By the way, the same thing applies to the rear strut knuckle pinch bolt. If you have to remove the spindle to carefully drill out a snapped bolt (procedure described by members in some previous posts) and can't find metric class 10.9 M10 bolt/nuts/washers of the proper length (75 or 80mm?), you could use a Grade 8 3/8" coarse thread bolt and nut/washers since 3/8" dia.= 9.53mm. Photo below is of:
-intact Mopar removed pinch bolt, derusted (yes, had the usual ordeal of propane torch, PB Blaster, Liquid Wrench, electric impact, cheater bar lightly back and forth, but also eventually used CRC Freeze Off spray instead of last resort dry ice [neat stuff])
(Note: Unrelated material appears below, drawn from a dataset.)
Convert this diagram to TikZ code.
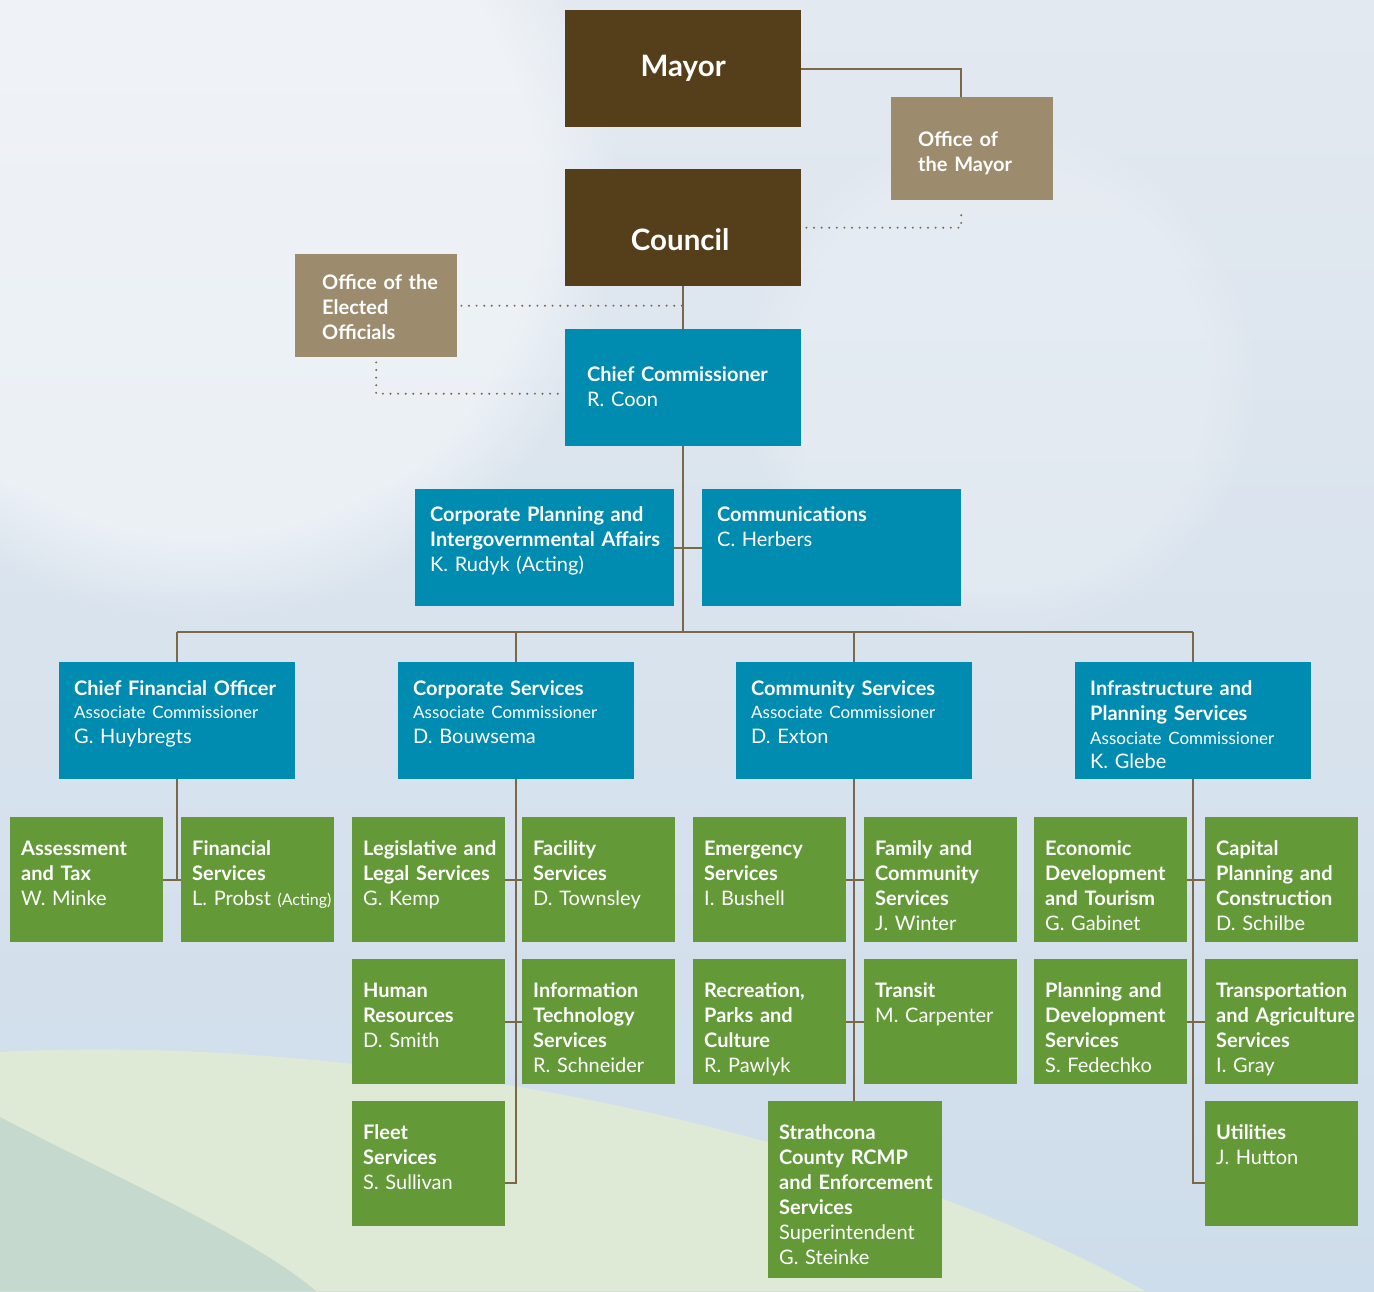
\documentclass[tikz,border=0pt]{standalone}
\usepackage{fontspec}
\setmainfont{Lato}
\usetikzlibrary{fadings}
\definecolor{mayorbrown}{HTML}{553F1A}
\definecolor{officetan}{HTML}{9C8B6D}
\definecolor{orgblue}{HTML}{008BB0}
\definecolor{orggreen}{HTML}{639A37}
\definecolor{linkbrown}{HTML}{7A6847}
\definecolor{skytop}{HTML}{E3E9F0}
\definecolor{skybottom}{HTML}{CEDDEB}
\definecolor{hilllight}{HTML}{DFEAD6}
\definecolor{hilldark}{HTML}{C5D9CE}
\newcommand\assocfont{\fontsize{17}{25}\selectfont}
\tikzset{
  orgbox/.style={anchor=north west, text=white, align=left, inner sep=0pt,
    font=\fontsize{20}{25}\selectfont},
  greenbox/.style={orgbox, fill=orggreen, text width=153pt,
    text height=38pt, text depth=87pt,
    execute at begin node={\hyphenpenalty=10000 \leftskip=11pt}},
  bluebox/.style={orgbox, fill=orgblue, text width=236pt,
    text height=33pt, text depth=84pt,
    execute at begin node={\hyphenpenalty=10000 \leftskip=15pt}},
  tanbox/.style={orgbox, fill=officetan, text width=162pt,
    execute at begin node={\hyphenpenalty=10000 \leftskip=27pt}},
  brownbox/.style={anchor=north west, text=white, fill=mayorbrown, align=center,
    inner sep=0pt, text width=236pt, font=\fontsize{29.5}{30}\selectfont\bfseries},
  conn/.style={draw=linkbrown, line width=2pt},
  dotconn/.style={draw=linkbrown, line width=2.2pt, line cap=round,
    dash pattern=on 0pt off 7.6pt}
}
\begin{document}
\begin{tikzpicture}[x=1pt,y=-1pt]
\useasboundingbox (0,0) rectangle (1374,1291);
% sky and hills
\shade[top color=skytop, bottom color=skybottom] (0,0) rectangle (1374,1291);
\fill[white, opacity=0.45, path fading=circle with fuzzy edge 20 percent] (200,200) circle (420);
\fill[white, opacity=0.2, path fading=circle with fuzzy edge 20 percent] (1000,380) circle (260);
\fill[hilllight] (0,1052) .. controls (300,1035) and (800,1100) .. (1145,1291) -- (0,1291) -- cycle;
\fill[hilldark] (0,1117) .. controls (110,1175) and (250,1235) .. (316,1291) -- (0,1291) -- cycle;

% top of the chart
\node[brownbox, text height=66pt, text depth=51pt] (mayor) at (565,10) {Mayor};
\node[brownbox, text height=81pt, text depth=36pt] (council) at (565,169) {\hspace*{-6pt}Council};
\node[tanbox, text height=49pt, text depth=54pt] (omayor) at (891,97)
  {\textbf{Office of}\\\textbf{the Mayor}};
\node[tanbox, text height=35pt, text depth=68pt] (oelect) at (295,254)
  {\textbf{Office of the}\\\textbf{Elected}\\\textbf{Officials}};
\node[bluebox, text height=52pt, text depth=65pt, execute at begin node={\leftskip=22pt}] (chief) at (565,329)
  {\textbf{Chief Commissioner}\\R. Coon};
\node[bluebox, text width=259pt, text height=32pt, text depth=85pt] (cpia) at (415,489)
  {\textbf{Corporate Planning and}\\\textbf{Intergovernmental Affairs}\\K. Rudyk (Acting)};
\node[bluebox, text width=259pt, text height=32pt, text depth=85pt] (comms) at (702,489)
  {\textbf{Communications}\\C. Herbers};
\coordinate (bus) at (0,632);

% associate commissioners
\node[bluebox] (cfo) at (59,662)
  {\textbf{Chief Financial Officer}\\[-2pt]{\assocfont Associate Commissioner}\\G. Huybregts};
\node[bluebox] (corp) at (398,662)
  {\textbf{Corporate Services}\\[-2pt]{\assocfont Associate Commissioner}\\D. Bouwsema};
\node[bluebox] (commsvc) at (736,662)
  {\textbf{Community Services}\\[-2pt]{\assocfont Associate Commissioner}\\D. Exton};
\node[bluebox] (infra) at (1075,662)
  {\textbf{Infrastructure and}\\\textbf{Planning Services}\\[-1pt]{\assocfont Associate Commissioner}\\[-1pt]K. Glebe};

% departments
\node[greenbox] (asmt) at (10,817) {\textbf{Assessment}\\\textbf{and Tax}\\W. Minke};
\node[greenbox] (finsvc) at (181,817) {\textbf{Financial}\\\textbf{Services}\\\mbox{L. Probst {\fontsize{16}{25}\selectfont(Acting)}}};
\node[greenbox] (legal) at (352,817) {\textbf{Legislative and}\\\textbf{Legal Services}\\G. Kemp};
\node[greenbox] (facil) at (522,817) {\textbf{Facility}\\\textbf{Services}\\D. Townsley};
\node[greenbox] (emerg) at (693,817) {\textbf{Emergency}\\\textbf{Services}\\I. Bushell};
\node[greenbox] (family) at (864,817) {\textbf{Family and}\\\textbf{Community}\\\textbf{Services}\\J. Winter};
\node[greenbox] (econ) at (1034,817) {\textbf{Economic}\\\textbf{Development}\\\textbf{and Tourism}\\G. Gabinet};
\node[greenbox] (capital) at (1205,817) {\textbf{Capital}\\\textbf{Planning and}\\\textbf{Construction}\\D. Schilbe};

\node[greenbox] (hr) at (352,959) {\textbf{Human}\\\textbf{Resources}\\D. Smith};
\node[greenbox] (it) at (522,959) {\textbf{Information}\\\textbf{Technology}\\\textbf{Services}\\R. Schneider};
\node[greenbox] (rec) at (693,959) {\textbf{Recreation,}\\\textbf{Parks and}\\\textbf{Culture}\\R. Pawlyk};
\node[greenbox] (transit) at (864,959) {\textbf{Transit}\\M. Carpenter};
\node[greenbox] (plan) at (1034,959) {\textbf{Planning and}\\\textbf{Development}\\\textbf{Services}\\S. Fedechko};
\node[greenbox] (transp) at (1205,959) {\textbf{Transportation}\\\textbf{and Agriculture}\\\textbf{Services}\\I. Gray};

\node[greenbox] (fleet) at (352,1101) {\textbf{Fleet}\\\textbf{Services}\\S. Sullivan};
\node[greenbox, text width=174pt, text depth=139pt] (rcmp) at (768,1101)
  {\textbf{Strathcona}\\\textbf{County RCMP}\\\textbf{and Enforcement}\\\textbf{Services}\\Superintendent\\G. Steinke};
\node[greenbox] (util) at (1205,1101) {\textbf{Utilities}\\J. Hutton};

% connectors
\draw[conn] (mayor.east) -| ([xshift=-11pt]omayor.north);
\draw[dotconn] ([xshift=5pt]council.east) -| ([xshift=-11pt,yshift=-9pt]omayor.south);
\draw[dotconn] ([xshift=4pt]oelect.east) -- (oelect.east -| council.south);
\draw[dotconn] ([yshift=-5pt]oelect.south) |- ([xshift=-4pt,yshift=-6pt]chief.west);
\draw[conn] (council.south) -- (chief.north);
\draw[conn] (chief.south) -- (chief.south |- bus);
\draw[conn] (cpia.east) -- (comms.west);
\draw[conn] (cfo.north |- bus) -- (infra.north |- bus);
\foreach \n in {cfo,corp,commsvc,infra}
  \draw[conn] (\n.north) -- (\n.north |- bus);

\coordinate (fleetstub) at ([yshift=-19pt]fleet.east);
\coordinate (utilstub) at ([yshift=-19pt]util.west);
\draw[conn] (cfo.south) -- (cfo.south |- asmt.east);
\draw[conn] (asmt.east) -- (finsvc.west);
\draw[conn] (corp.south) -- (corp.south |- fleetstub) -- (fleetstub);
\draw[conn] (legal.east) -- (facil.west);
\draw[conn] (hr.east) -- (it.west);
\draw[conn] (commsvc.south) -- (commsvc.south |- rcmp.north);
\draw[conn] (emerg.east) -- (family.west);
\draw[conn] (rec.east) -- (transit.west);
\draw[conn] (infra.south) -- (infra.south |- utilstub) -- (utilstub);
\draw[conn] (econ.east) -- (capital.west);
\draw[conn] (plan.east) -- (transp.west);
\end{tikzpicture}
\end{document}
-hardware store class 10.9 M10 x 1.50 x 60mm bolt
-Monroe class 10.9 AK53 replacment pinch bolt (two per kit, from Rockauto or even Amazon sometimes)
-Grade 8 3/8" course thread 3" long bolt w/ washers and nuts (thankfully did not have to drill out pinch bolt and use).
Notice that the Monroe bolt is longer than the Mopar bolt, but has a slightly reduced unthreaded diameter, probably so it can thread in knuckles of slightly different sizes and not interfere with the threads. The thread engagement with the Monroe bolt is OK, because it goes all the way through the knuckle whereas the Mopar bolt doesn't quite reach the end of the knuckle threads. I used the Monroe rather than relying on the hardware store bolt. Be aware that for these smaller bolts some class 10.9 or Grade 8 hardware store bolts may not be the best quality (lots of stuff of varying quality from the PRC). If you want to be sure of strenth, pay a bit more and get them from Napa (Rockford bolts?) or a good fastener supplier like Fastenal. Lots of info on varying bolt quality from the PRC online.
Below photos of the possible 9/16" bolt substitute fiting through the lateral link and spindle, and also washer/nut comparison with Mopar M14 & 9/16." (BTW the rusty trailing link is gone; all stuff was replaced with closeout Carquest/Moog parts from Rockauto and KYB struts).